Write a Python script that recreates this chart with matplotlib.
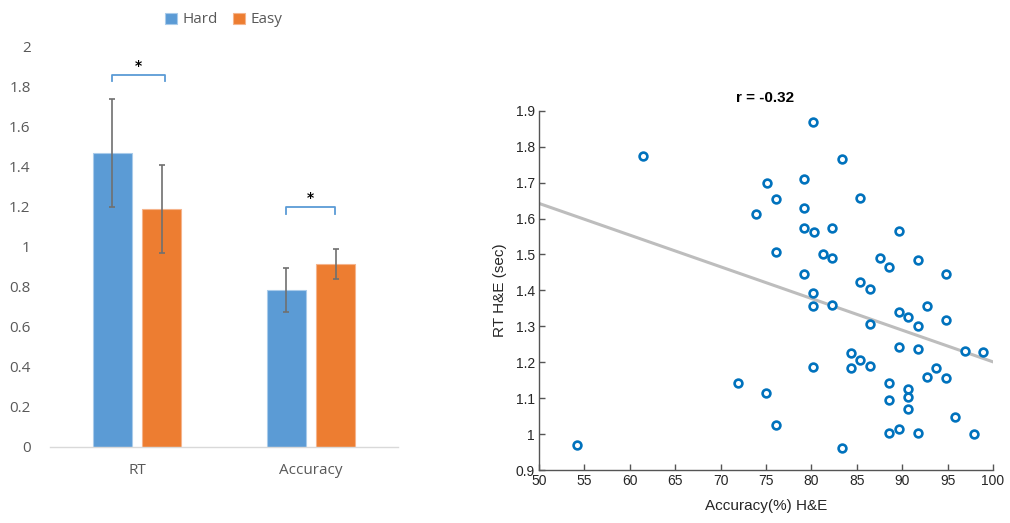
import numpy as np
import matplotlib
matplotlib.use("Agg")
import matplotlib.pyplot as plt

# bar panel: mean and error per measure
CATEGORIES = ["RT", "Accuracy"]
HARD_MEAN = [1.467, 0.783]
HARD_ERR = [0.27, 0.112]
EASY_MEAN = [1.187, 0.915]
EASY_ERR = [0.22, 0.075]

# scatter panel: accuracy (%) vs reaction time (sec)
ACC = [61.5, 73.9, 80.2, 83.4, 75.1, 79.2, 76.1, 85.4, 79.2, 79.15,
       80.3, 82.3, 89.6, 76.1, 81.3, 82.3, 87.5, 88.5, 91.7, 94.8,
       79.2, 85.4, 86.4, 80.2, 80.2, 82.3, 92.7, 89.6, 90.6, 91.7,
       94.8, 86.4, 89.6, 91.7, 96.9, 98.9, 84.4, 85.4, 84.4, 86.4,
       80.2, 93.7, 92.7, 94.8, 88.5, 71.9, 90.6, 75.0, 88.5, 90.6,
       90.6, 95.8, 76.1, 88.5, 89.6, 91.7, 97.9, 83.4, 54.2]
RT = [1.775, 1.612, 1.868, 1.766, 1.700, 1.709, 1.653, 1.656, 1.630, 1.573,
      1.562, 1.573, 1.566, 1.507, 1.501, 1.490, 1.490, 1.464, 1.484, 1.445,
      1.445, 1.423, 1.405, 1.392, 1.356, 1.359, 1.356, 1.341, 1.325, 1.302,
      1.318, 1.306, 1.242, 1.237, 1.230, 1.228, 1.226, 1.207, 1.185, 1.189,
      1.188, 1.185, 1.158, 1.155, 1.141, 1.143, 1.126, 1.114, 1.095, 1.104,
      1.069, 1.048, 1.025, 1.004, 1.013, 1.004, 1.001, 0.960, 0.969]
FIT_X = [50, 100]
FIT_Y = [1.642, 1.201]
R_TEXT = "r = -0.32"

BLUE = "#5B9BD5"
ORANGE = "#ED7D31"
GREY_TXT = "#595959"

fig = plt.figure(figsize=(10.10, 5.23), dpi=100)

# ---- left: grouped bars ----
ax1 = fig.add_axes([0.0495, 0.1459, 0.3446, 0.7648])
x = np.arange(len(CATEGORIES))
w = 0.224
off = 0.142
err_kw = dict(ecolor="#707070", elinewidth=1.2, capsize=2.5, capthick=1.2)
ax1.bar(x - off, HARD_MEAN, w, yerr=HARD_ERR, color=BLUE, edgecolor="#A9CBEA",
        linewidth=0.8, label="Hard", error_kw=err_kw, zorder=2)
ax1.bar(x + off, EASY_MEAN, w, yerr=EASY_ERR, color=ORANGE, edgecolor="#F5B48C",
        linewidth=0.8, label="Easy", error_kw=err_kw, zorder=2)
ax1.set_xlim(-0.5, 1.5)
ax1.set_ylim(0, 2)
ax1.set_yticks(np.arange(0, 2.01, 0.2))
ax1.set_yticklabels(["0", "0.2", "0.4", "0.6", "0.8", "1", "1.2", "1.4", "1.6", "1.8", "2"])
ax1.set_xticks(x)
ax1.set_xticklabels(CATEGORIES)
for s in ["top", "right", "left"]:
    ax1.spines[s].set_visible(False)
ax1.spines["bottom"].set_color("#D9D9D9")
ax1.spines["bottom"].set_linewidth(1.0)
ax1.tick_params(axis="both", length=0, labelsize=11, colors=GREY_TXT,
                labelfontfamily="Open Sans")
ax1.tick_params(axis="y", pad=14)
ax1.tick_params(axis="x", pad=12)

# significance brackets
def bracket(ax, x0, x1, y, drop, star_y):
    ax.plot([x0, x0, x1, x1], [y - drop, y, y, y - drop], color=BLUE, lw=1.3,
            clip_on=False, zorder=3)
    ax.text((x0 + x1) / 2, star_y, "*", ha="center", va="center", fontsize=10,
            fontweight="bold", color="black")

bracket(ax1, -0.142, 0.162, 1.86, 0.03, 1.905)
bracket(ax1, 0.855, 1.14, 1.20, 0.035, 1.245)

leg = ax1.legend(loc="upper center", bbox_to_anchor=(0.5, 1.12), ncol=2,
                 frameon=False, handlelength=0.75, handleheight=0.75,
                 handletextpad=0.4, columnspacing=1.0,
                 prop={"family": "Open Sans", "size": 11})
for t in leg.get_texts():
    t.set_color(GREY_TXT)

# ---- right: scatter with fitted line ----
ax2 = fig.add_axes([0.5337, 0.1013, 0.4495, 0.687])
ax2.plot(FIT_X, FIT_Y, color="#BDBDBD", lw=2.2, zorder=1)
ax2.plot(ACC, RT, linestyle="none", marker="o", markersize=5.6,
         markerfacecolor="white", markeredgecolor="#0072BD",
         markeredgewidth=1.9, zorder=2)
ax2.set_xlim(50, 100)
ax2.set_ylim(0.9, 1.9)
ax2.set_xticks(np.arange(50, 101, 5))
ax2.set_yticks(np.arange(0.9, 1.91, 0.1))
ax2.set_yticklabels(["0.9", "1", "1.1", "1.2", "1.3", "1.4", "1.5", "1.6", "1.7", "1.8", "1.9"])
for s in ["top", "right"]:
    ax2.spines[s].set_visible(False)
for s in ["left", "bottom"]:
    ax2.spines[s].set_color("#555555")
    ax2.spines[s].set_linewidth(1.0)
ax2.tick_params(axis="both", direction="in", length=4, width=1.0,
                color="#555555", labelsize=10, labelcolor="#262626",
                labelfontfamily="Liberation Sans", pad=3)
ax2.set_xlabel("Accuracy(%) H&E", fontsize=11, color="#262626",
               family="Liberation Sans", labelpad=8)
ax2.set_ylabel("RT H&E (sec)", fontsize=11, color="#262626",
               family="Liberation Sans", labelpad=6)
ax2.text(74.9, 1.935, R_TEXT, ha="center", va="center", fontsize=11,
         fontweight="bold", family="Liberation Sans", color="black")

fig.savefig("out.png", dpi=100)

_____

Objective »
Go through the material above and count the lines that contain "matplotlib"; answer with the number alone.

Full answer »
4